━━ Material provided
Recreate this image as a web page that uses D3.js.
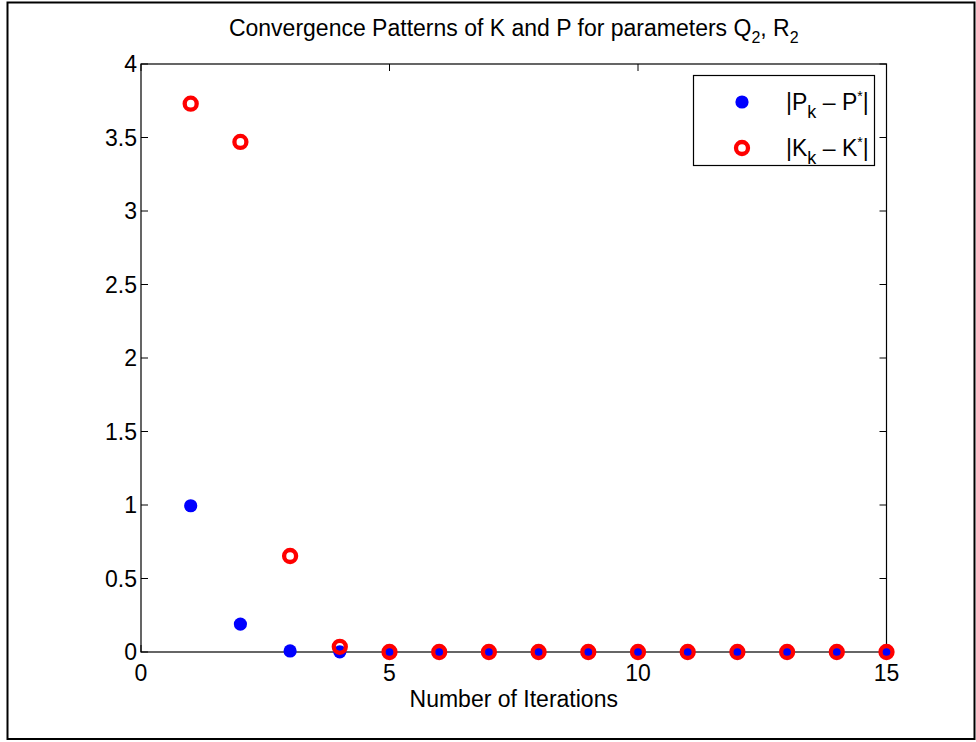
<!DOCTYPE html>
<html><head><meta charset="utf-8">
<script src="https://cdn.jsdelivr.net/npm/d3@7"></script>
<style>body{margin:0;background:#fff;} text{font-family:"Liberation Sans",Arial,Helvetica,sans-serif;fill:#000;}</style>
</head><body>
<script>
const iterations = [1,2,3,4,5,6,7,8,9,10,11,12,13,14,15];
const pError = [0.995,0.19,0.007,0.001,0,0,0,0,0,0,0,0,0,0,0];
const kError = [3.73,3.47,0.653,0.035,0,0,0,0,0,0,0,0,0,0,0];
const xTicks = [0,5,10,15];
const yTicks = [0,0.5,1,1.5,2,2.5,3,3.5,4];
const yTickLabels = ["0","0.5","1","1.5","2","2.5","3","3.5","4"];

const W=976,H=742;
const svg=d3.select("body").append("svg").attr("width",W).attr("height",H);
svg.append("rect").attr("x",7.5).attr("y",2.5).attr("width",967).attr("height",736.5)
  .attr("fill","#fff").attr("stroke","#000").attr("stroke-width",2);

const L=141,R=886.5,T=64,B=652;
const x=d3.scaleLinear().domain([0,15]).range([L,R]);
const y=d3.scaleLinear().domain([0,4]).range([B,T]);
const fs=23, tl=7;

const g=svg.append("g");
g.append("rect").attr("x",L).attr("y",T).attr("width",R-L).attr("height",B-T)
  .attr("fill","none").attr("stroke","#000").attr("stroke-width",1.2);
xTicks.forEach(t=>{
  g.append("line").attr("x1",x(t)).attr("x2",x(t)).attr("y1",B).attr("y2",B-tl).attr("stroke","#000");
  g.append("line").attr("x1",x(t)).attr("x2",x(t)).attr("y1",T).attr("y2",T+tl).attr("stroke","#000");
  g.append("text").attr("x",x(t)).attr("y",B+29).attr("text-anchor","middle").attr("font-size",fs).text(t);
});
yTicks.forEach((t,i)=>{
  g.append("line").attr("x1",L).attr("x2",L+tl).attr("y1",y(t)).attr("y2",y(t)).attr("stroke","#000");
  g.append("line").attr("x1",R).attr("x2",R-tl).attr("y1",y(t)).attr("y2",y(t)).attr("stroke","#000");
  g.append("text").attr("x",L-4).attr("y",y(t)+8).attr("text-anchor","end").attr("font-size",fs).text(yTickLabels[i]);
});
g.append("text").attr("x",(L+R)/2).attr("y",707).attr("text-anchor","middle").attr("font-size",fs).text("Number of Iterations");
const tt=g.append("text").attr("x",(L+R)/2).attr("y",36).attr("text-anchor","middle").attr("font-size",fs);
tt.append("tspan").text("Convergence Patterns of K and P for parameters Q");
tt.append("tspan").attr("dy",7).attr("font-size",16).text("2");
tt.append("tspan").attr("dy",-7).text(", R");
tt.append("tspan").attr("dy",7).attr("font-size",16).text("2");

g.selectAll(".p").data(iterations).enter().append("circle")
  .attr("cx",d=>x(d)).attr("cy",(d,i)=>y(pError[i])).attr("r",6.6).attr("fill","#0000ff");
g.selectAll(".k").data(iterations).enter().append("circle")
  .attr("cx",d=>x(d)).attr("cy",(d,i)=>y(kError[i])).attr("r",6).attr("fill","none")
  .attr("stroke","#ff0000").attr("stroke-width",4.3);

const lg=g.append("g");
lg.append("rect").attr("x",693.5).attr("y",75.5).attr("width",181).attr("height",90)
  .attr("fill","#fff").attr("stroke","#000").attr("stroke-width",1.2);
lg.append("circle").attr("cx",742).attr("cy",102).attr("r",6.6).attr("fill","#0000ff");
lg.append("circle").attr("cx",742).attr("cy",148).attr("r",6).attr("fill","none").attr("stroke","#ff0000").attr("stroke-width",4.3);
function legText(yy,letter){
  const t=lg.append("text").attr("x",786).attr("y",yy).attr("font-size",fs);
  t.append("tspan").text("|"+letter);
  t.append("tspan").attr("dy",8).attr("font-size",18).text("k");
  t.append("tspan").attr("dy",-8).text(" \u2013 "+letter);
  t.append("tspan").attr("dy",-9).attr("font-size",14).text("*");
  t.append("tspan").attr("dy",9).text("|");
}
legText(110,"P");
legText(156,"K");
</script>
</body></html>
━━━━
**Directions:** Write out exactly the lines between the start of the data and the line with "const fs=23, tl=7;", including both, but none of the pictures.

**Reply to the task:**
Recreate this image as a web page that uses D3.js.
<!DOCTYPE html>
<html><head><meta charset="utf-8">
<script src="https://cdn.jsdelivr.net/npm/d3@7"></script>
<style>body{margin:0;background:#fff;} text{font-family:"Liberation Sans",Arial,Helvetica,sans-serif;fill:#000;}</style>
</head><body>
<script>
const iterations = [1,2,3,4,5,6,7,8,9,10,11,12,13,14,15];
const pError = [0.995,0.19,0.007,0.001,0,0,0,0,0,0,0,0,0,0,0];
const kError = [3.73,3.47,0.653,0.035,0,0,0,0,0,0,0,0,0,0,0];
const xTicks = [0,5,10,15];
const yTicks = [0,0.5,1,1.5,2,2.5,3,3.5,4];
const yTickLabels = ["0","0.5","1","1.5","2","2.5","3","3.5","4"];

const W=976,H=742;
const svg=d3.select("body").append("svg").attr("width",W).attr("height",H);
svg.append("rect").attr("x",7.5).attr("y",2.5).attr("width",967).attr("height",736.5)
  .attr("fill","#fff").attr("stroke","#000").attr("stroke-width",2);

const L=141,R=886.5,T=64,B=652;
const x=d3.scaleLinear().domain([0,15]).range([L,R]);
const y=d3.scaleLinear().domain([0,4]).range([B,T]);
const fs=23, tl=7;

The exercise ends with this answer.